Current through Register Vol. 48, No. 9, September 27, 2024
To secure approval of the issue and sale of bonds or notes
(hereafter bonds) by a city, county or regional housing authority (hereafter
local housing authority) to finance multifamily housing projects, as provided
in Act 369 of 1986, the following must be submitted to the Budget and Control
Board (Board):
A. An executed original
and a copy of the petition of the local housing authority governing body
describing a proposed project, requesting Board approval of the issue and sale
of a specified amount of bonds to finance the project and, including, if
appropriate, a request for an allocation of a portion of the State Ceiling to
the bonds and the project;
B. Two
executed copies of the resolution or ordinance of the local housing authority
governing body authorizing the petition to the Board;
C. Two sets of the documents providing for
the issuance and securing of the bonds or drafts thereof in substantially final
form;
D. Two sets of audited
financial statements of the entity obligated to pay the bonds covering at least
the three prior fiscal years except that, in any case where the bonds are to be
sold privately, a representation from the person or institution purchasing the
bonds that satisfactory financial information has been provided by that entity
and that the bonds are being purchased for investment rather than resale
purposes may be submitted in lieu of audited financial statements;
E. The original of a resolution approving the
bond issue proposed by the local housing authority governing body for adoption
by the Board and copies of that resolution to be certified by the Board
Secretary;
F. Two copies of
statements disclosing:
(1) the results of any
market study or other analysis of the multifamily housing needs in the proposed
project area which was the basis upon which a determination was made by the
local housing authority to issue the bonds to finance the project together with
a complete description of the project;
(2) the principal amount of the bonds
proposed to be issued;
(3) the
purpose or purposes for which the proceeds of such bonds are to be
expended;
(4) the maturity schedule
of the bonds proposed to be issued;
(5) the rate of interest expected on the
bonds proposed to be issued;
(6) a
schedule showing (a) the annual debt service requirements of all outstanding
bonds of the local housing authority proposing the bonds; (b) the annual debt
service requirements of the proposed bonds; and (c) the aggregate annual debt
service requirements of the outstanding and proposed bonds;
(7) a schedule showing the amount and source
of revenues available annually for the payment of the annual debt service
requirements established by the schedule required by (6), above;
(8) the method to be employed in selling the
proposed bonds;
(9) evidence of
compliance with applicable provisions of State and federal law prior to the
issuance of the bonds;
(10)
evidence that the project or projects financed by the bonds will be managed and
operated in compliance with applicable provisions of State and federal law
including, in those instances determined by the Board, subjecting the project
to restrictive covenants to ensure such compliance;
(11) evidence that each bond financing
proposed is structured to protect the interests of prospective bondholders and
the local housing authority by meeting the following requirements, as a
minimum:
(a) With respect to bonds to be
offered at public sale:
(1) the issue must be
rated no less than "investment grade" by one of the national rating agencies;
and
(2) in addition, one or more of
the following conditions must be met:
(aa)
There must be in effect for the bonds to be issued a federal program which
provides assistance in the payment of the principal and interest when due to
bondholders.
(bb) The lendable
proceeds of the bond sale must be used to acquire either federally-insured
mortgages or mortgages insured by a private mortgage insurance company
authorized to do business in South Carolina.

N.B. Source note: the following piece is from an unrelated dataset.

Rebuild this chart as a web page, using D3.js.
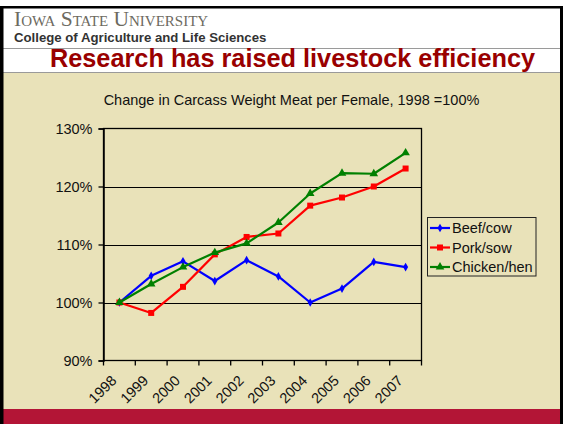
<!DOCTYPE html>
<html><head><meta charset="utf-8">
<script src="https://cdn.jsdelivr.net/npm/d3@7"></script>
<style>html,body{margin:0;padding:0;background:#fff;}svg{display:block;}</style>
</head><body>
<svg id="c" width="564" height="424"></svg>
<script>
const years = ["1998","1999","2000","2001","2002","2003","2004","2005","2006","2007"];
const beef =    [100, 104.6, 107.1, 103.7, 107.3, 104.5, 100.0, 102.4, 107.0, 106.1];
const pork =    [100,  98.2, 102.7, 108.3, 111.3, 111.9, 116.7, 118.1, 120.0, 123.1];
const chicken = [100, 103.2, 106.1, 108.6, 110.2, 113.8, 118.8, 122.3, 122.2, 125.8];
const seriesNames = ["Beef/cow","Pork/sow","Chicken/hen"];
const yTicks = [90, 100, 110, 120, 130];

const series = [
  {name: seriesNames[0], values: beef, color: "#0000FF", marker: "diamond"},
  {name: seriesNames[1], values: pork, color: "#FF0000", marker: "square"},
  {name: seriesNames[2], values: chicken, color: "#008000", marker: "triangle"}
];

const svg = d3.select("#c");
// page background & frame
svg.append("rect").attr("x",0).attr("y",0).attr("width",564).attr("height",424).attr("fill","#fff");
svg.append("rect").attr("x",3).attr("y",73).attr("width",558).attr("height",336).attr("fill","#E9E2B9");
svg.append("rect").attr("x",3).attr("y",409).attr("width",558).attr("height",15).attr("fill","#B31536");
svg.append("line").attr("x1",3).attr("x2",561).attr("y1",48.5).attr("y2",48.5).attr("stroke","#9a9a9a").attr("stroke-width",1);
svg.append("line").attr("x1",3).attr("x2",561).attr("y1",72.5).attr("y2",72.5).attr("stroke","#9a9a9a").attr("stroke-width",1);
// black frame
svg.append("rect").attr("x",0).attr("y",6).attr("width",3.5).attr("height",418).attr("fill","#000");
svg.append("rect").attr("x",560).attr("y",6).attr("width",3).attr("height",418).attr("fill","#000");
svg.append("rect").attr("x",0).attr("y",6).attr("width",563).attr("height",2.5).attr("fill","#000");

// header texts
svg.append("text").attr("x",14).attr("y",26)
  .style("font-family","'Liberation Serif','DejaVu Serif',serif").style("font-size","21.5px")
  .style("font-variant","small-caps").attr("fill","#6d6a5f").text("Iowa State University");
svg.append("text").attr("x",14).attr("y",42)
  .style("font-family","'Liberation Sans',Arial,sans-serif").style("font-size","13.2px").style("font-weight","bold")
  .attr("fill","#333").text("College of Agriculture and Life Sciences");
svg.append("text").attr("x",292.5).attr("y",67).attr("text-anchor","middle")
  .style("font-family","'Liberation Sans',Arial,sans-serif").style("font-size","25.3px").style("font-weight","bold")
  .attr("fill","#990000").text("Research has raised livestock efficiency");

// chart subtitle
svg.append("text").attr("x",291.5).attr("y",105).attr("text-anchor","middle")
  .style("font-family","'Liberation Sans',Arial,sans-serif").style("font-size","14.5px")
  .attr("fill","#111").text("Change in Carcass Weight Meat per Female, 1998 =100%");

const L = 103.5, R = 421.5, T = 128.5, B = 360.5;
const x = d3.scaleBand().domain(years).range([L, R]);
const y = d3.scaleLinear().domain([90, 130]).range([B, T]);
const font = "'Liberation Sans',Arial,sans-serif";

// gridlines
svg.append("g").selectAll("line").data(yTicks.slice(1, -1)).join("line")
  .attr("x1", L).attr("x2", R).attr("y1", d => Math.round(y(d)) + 0.5).attr("y2", d => Math.round(y(d)) + 0.5)
  .attr("stroke", "#000").attr("stroke-width", 1);
// plot frame
svg.append("rect").attr("x", L).attr("y", T).attr("width", R - L).attr("height", B - T)
  .attr("fill", "none").attr("stroke", "#000").attr("stroke-width", 1.3);

// y axis
const yAxis = d3.axisLeft(y).tickValues(yTicks).tickSize(5).tickPadding(6).tickFormat(d => d + "%");
const gy = svg.append("g").attr("transform", `translate(${L},0)`).call(yAxis);
gy.select(".domain").attr("stroke", "#000").attr("stroke-width", 1.5);
gy.selectAll(".tick line").attr("stroke", "#000").attr("stroke-width", 1.3);
gy.selectAll("text").style("font-family", font).style("font-size", "14.5px").attr("fill", "#111");

// x axis ticks at band boundaries
const bounds = years.map(d => x(d)).concat([R]);
svg.append("g").selectAll("line").data(bounds).join("line")
  .attr("x1", d => d).attr("x2", d => d).attr("y1", B).attr("y2", B + 5)
  .attr("stroke", "#000").attr("stroke-width", 1.3);
svg.append("g").selectAll("text").data(years).join("text")
  .attr("transform", d => `translate(${x(d) + x.bandwidth()/2 - 2},${B + 21}) rotate(-45)`)
  .attr("text-anchor", "end")
  .style("font-family", font).style("font-size", "14.5px").attr("fill", "#111").text(d => d);

// lines
const line = d3.line().x((d, i) => x(years[i]) + x.bandwidth()/2).y(d => y(d));
const markerPath = {
  diamond: d3.symbol().type(d3.symbolDiamond).size(22)(),
  square: d3.symbol().type(d3.symbolSquare).size(36)(),
  triangle: d3.symbol().type(d3.symbolTriangle).size(32)()
};
series.forEach(s => {
  svg.append("path").datum(s.values).attr("d", line).attr("fill", "none")
    .attr("stroke", s.color).attr("stroke-width", 2.2).attr("stroke-linejoin", "round");
  svg.append("g").selectAll("path").data(s.values).join("path")
    .attr("transform", (d, i) => `translate(${x(years[i]) + x.bandwidth()/2},${y(d)})`)
    .attr("d", markerPath[s.marker]).attr("fill", s.color);
});

// legend
const lg = svg.append("g");
lg.append("rect").attr("x", 427.5).attr("y", 217.5).attr("width", 108.5).attr("height", 58.5)
  .attr("fill", "#E9E2B9").attr("stroke", "#222").attr("stroke-width", 1);
series.forEach((s, i) => {
  const yy = 228 + i * 19.5;
  lg.append("line").attr("x1", 430).attr("x2", 450).attr("y1", yy).attr("y2", yy)
    .attr("stroke", s.color).attr("stroke-width", 2.2);
  lg.append("path").attr("transform", `translate(440,${yy})`).attr("d", markerPath[s.marker]).attr("fill", s.color);
  lg.append("text").attr("x", 452).attr("y", yy + 5)
    .style("font-family", font).style("font-size", "14.5px").attr("fill", "#111").text(s.name);
});
</script>
</body></html>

(cc) The payment of principal and interest
when due to bond purchasers and bondholders must be insured by the maintenance
of adequate reserves or by insurance or by a guaranty by a responsible
entity.
(b)
With respect to bonds sold or placed as "Mortgage bonds sold as a unit" or in
"Transactions with banks, institutional buyers, etc. . . .", as provided in
Code Section
35-1-320,
the documents pursuant to which bonds are issued must permit the local housing
authority to avoid any default by it by completing an assignment of or
foregoing its rights with respect to any collateral or security pledged to
secure the bonds.
(c) With respect
to any bonds offered for sale upon the representation that the interest paid
thereon by the issuer is exempt from federal income taxation, the documents
pursuant to which bonds are issued must require the mandatory redemption of the
bonds at par value if the interest paid thereon is determined to be subject to
federal income taxation.
(12) evidence that every official statement,
preliminary official statement, and any other document used in the sale of any
bond issued by a local housing authority includes the following disclaimer:
No representation is made by or on behalf of the State of South
Carolina or the State Budget and Control Board as to the creditworthiness of
the securities hereby offered. Neither the State of South Carolina nor any of
its agencies is obligated for the payment of any principal or interest due or
to become due on the securities hereby offered for sale.
(13) the local housing authority's agreement
that the management agent for any project approved by the Budget and Control
Board must also be approved by the Board.